A-Site Compensated Donor-Doped SrTiO3

The initial motivations of this thesis were to dope paraelectric SrTiO3 with niobium alongside an A-site vacancy compensation scheme so as to study the resulting chemical defects and potentially manipulate them in order to create a macroscopic dipole to induce a piezoelectric effect. However, it is made clear that this thesis is not an attempt at creating a new, nor modifying an existing, ferroelectric system.
This thesis will cover an introduction to piezoelectric and ferroelectric materials, due to the author’s inclusion within a piezoelectric research group, from which stemmed the idea for this research. A literature review into the defect chemistry of SrTiO3 was carried out, including the effects of non-stoichiometric SrTiO3, acceptor and donor doping, followed by a review of existing defect dipole research. Samples of Sr1-x/2Ti1-xNbxO3, Sr0.9Ti1-xNbxO3, SrTi1-xNbxO3, SrTi1-xMnxO3 and SrTi1-xCoxO3 were produced via the mixed oxide solid state reaction technique. Samples were characterised using X-ray diffraction and scanning electron microscopy. Following this electrical characterisation was carried out and impedance, electric modulus and permittivity data were examined in order to better understand the defect mechanisms taking place. Complex impedance analysis was used as an initial comparison of conductivity before deeper analysis of the frequency dependence of impedance and modulus data was conducted.

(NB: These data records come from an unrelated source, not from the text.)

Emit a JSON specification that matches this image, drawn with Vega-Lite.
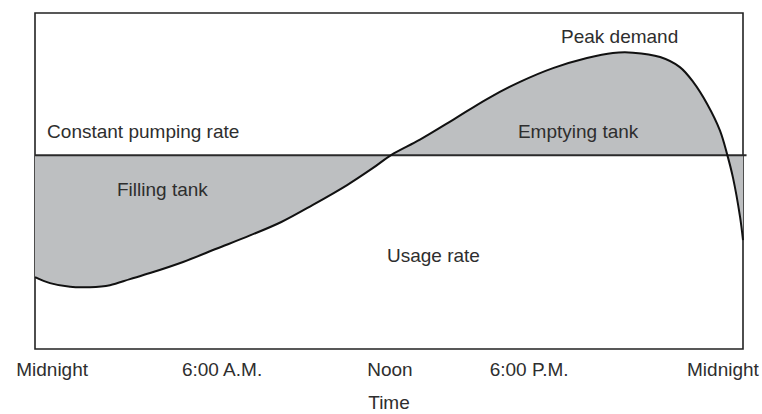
{
  "$schema": "https://vega.github.io/schema/vega-lite/v6.json",
  "width": 708,
  "height": 336,
  "autosize": {"type": "none"},
  "padding": {"left": 35, "top": 13, "right": 19, "bottom": 65},
  "background": "white",
  "config": {
    "view": {"stroke": "#222", "strokeWidth": 1.6},
    "text": {"font": "Liberation Sans", "fontSize": 19, "color": "#2e2e2e"}
  },
  "datasets": {
    "usage": [
      {"hour": 0, "rate": 21.4, "pump": 57.7},
      {"hour": 0.51, "rate": 19.6, "pump": 57.7},
      {"hour": 1.19, "rate": 18.5, "pump": 57.7},
      {"hour": 1.86, "rate": 18.4, "pump": 57.7},
      {"hour": 2.54, "rate": 19.0, "pump": 57.7},
      {"hour": 3.22, "rate": 20.8, "pump": 57.7},
      {"hour": 3.9, "rate": 22.6, "pump": 57.7},
      {"hour": 5.02, "rate": 25.9, "pump": 57.7},
      {"hour": 6.17, "rate": 29.9, "pump": 57.7},
      {"hour": 7.29, "rate": 33.8, "pump": 57.7},
      {"hour": 8.35, "rate": 37.8, "pump": 57.7},
      {"hour": 9.42, "rate": 42.9, "pump": 57.7},
      {"hour": 10.58, "rate": 48.8, "pump": 57.7},
      {"hour": 11.46, "rate": 53.9, "pump": 57.7},
      {"hour": 12.07, "rate": 57.7, "pump": 57.7},
      {"hour": 13.05, "rate": 62.3, "pump": 57.7},
      {"hour": 14.17, "rate": 68.2, "pump": 57.7},
      {"hour": 15.32, "rate": 74.4, "pump": 57.7},
      {"hour": 16.44, "rate": 79.5, "pump": 57.7},
      {"hour": 17.56, "rate": 83.6, "pump": 57.7},
      {"hour": 18.71, "rate": 86.6, "pump": 57.7},
      {"hour": 19.59, "rate": 88.1, "pump": 57.7},
      {"hour": 20.27, "rate": 88.2, "pump": 57.7},
      {"hour": 21.19, "rate": 86.9, "pump": 57.7},
      {"hour": 21.86, "rate": 83.9, "pump": 57.7},
      {"hour": 22.31, "rate": 79.5, "pump": 57.7},
      {"hour": 22.78, "rate": 73.0, "pump": 57.7},
      {"hour": 23.22, "rate": 65.0, "pump": 57.7},
      {"hour": 23.46, "rate": 58.0, "pump": 57.7},
      {"hour": 23.66, "rate": 51.0, "pump": 57.7},
      {"hour": 23.9, "rate": 39.3, "pump": 57.7},
      {"hour": 24.0, "rate": 32.4, "pump": 57.7}
    ],
    "pumping": [
      {"start": 0, "end": 24.12, "rate": 57.7}
    ],
    "notes": [
      {"hour": 0.41, "rate": 62.8, "label": "Constant pumping rate"},
      {"hour": 2.78, "rate": 45.5, "label": "Filling tank"},
      {"hour": 11.93, "rate": 25.9, "label": "Usage rate"},
      {"hour": 16.37, "rate": 62.8, "label": "Emptying tank"},
      {"hour": 17.83, "rate": 91.1, "label": "Peak demand"}
    ],
    "ticks": [
      {"hour": 0.58, "rate": -8.0, "label": "Midnight"},
      {"hour": 6.34, "rate": -8.0, "label": "6:00 A.M."},
      {"hour": 12.03, "rate": -8.0, "label": "Noon"},
      {"hour": 16.75, "rate": -8.0, "label": "6:00 P.M."},
      {"hour": 23.32, "rate": -8.0, "label": "Midnight"},
      {"hour": 12.0, "rate": -17.9, "label": "Time"}
    ]
  },
  "encoding": {
    "x": {"field": "hour", "type": "quantitative", "scale": {"domain": [0, 24], "nice": false, "zero": false}, "axis": null},
    "y": {"field": "rate", "type": "quantitative", "scale": {"domain": [0, 100], "nice": false, "zero": false}, "axis": null}
  },
  "layer": [
    {
      "data": {"name": "usage"},
      "mark": {"type": "area", "interpolate": "catmull-rom", "color": "#bdbfc1", "opacity": 1},
      "encoding": {"y2": {"field": "pump"}}
    },
    {
      "data": {"name": "pumping"},
      "mark": {"type": "rule", "stroke": "#2a2a2a", "strokeWidth": 2},
      "encoding": {
        "x": {"field": "start", "type": "quantitative"},
        "x2": {"field": "end"},
        "y": {"field": "rate", "type": "quantitative"}
      }
    },
    {
      "data": {"name": "usage"},
      "mark": {"type": "line", "interpolate": "catmull-rom", "stroke": "#111", "strokeWidth": 2}
    },
    {
      "data": {"name": "notes"},
      "mark": {"type": "text", "align": "left", "baseline": "alphabetic"},
      "encoding": {"text": {"field": "label"}}
    },
    {
      "data": {"name": "ticks"},
      "mark": {"type": "text", "align": "center", "baseline": "alphabetic"},
      "encoding": {"text": {"field": "label"}}
    }
  ]
}
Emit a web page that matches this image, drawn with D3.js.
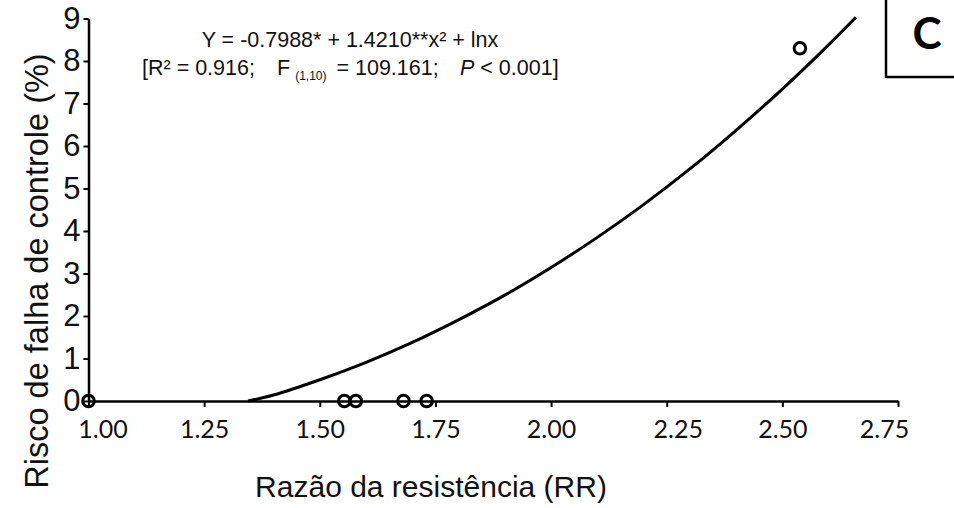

Detailed analysis of the impedance and modulus data showed that electronic conduction dominated the electrical behaviour of all Nb-doped SrTiO3 samples. The conductivity was much more electron-dominated in the B-site Nb-doped samples compared to the A-site vacancy samples. This resulted in a blue colouration of sample pellets, indicating the reduction of Ti4+ to Ti3+ and higher conductivities. The influence of Sr vacancies is also apparent from the lack of increase in conductivity in the Sr1-x/2 samples despite ten times the increase in Nb content. It was shown that the addition of large concentrations of A-site vacancies to the perovskite system enabled it structurally to accommodate large amounts of Nb, but it also significantly reduced the increase in conductivity seen by Nb doping. Equally, the large amount of Nb doping enabled the SrTiO3 system to accept large amounts of Sr deficiencies (up to 15%) by charge compensation. The vacancy/donor compensation scheme is shown to be key to maintaining the SrTiO3 perovskite structure by charge compensation, proven by the Sr0.9 sample set which began to eject TiO2 as a secondary phase as Nb dopant decreased.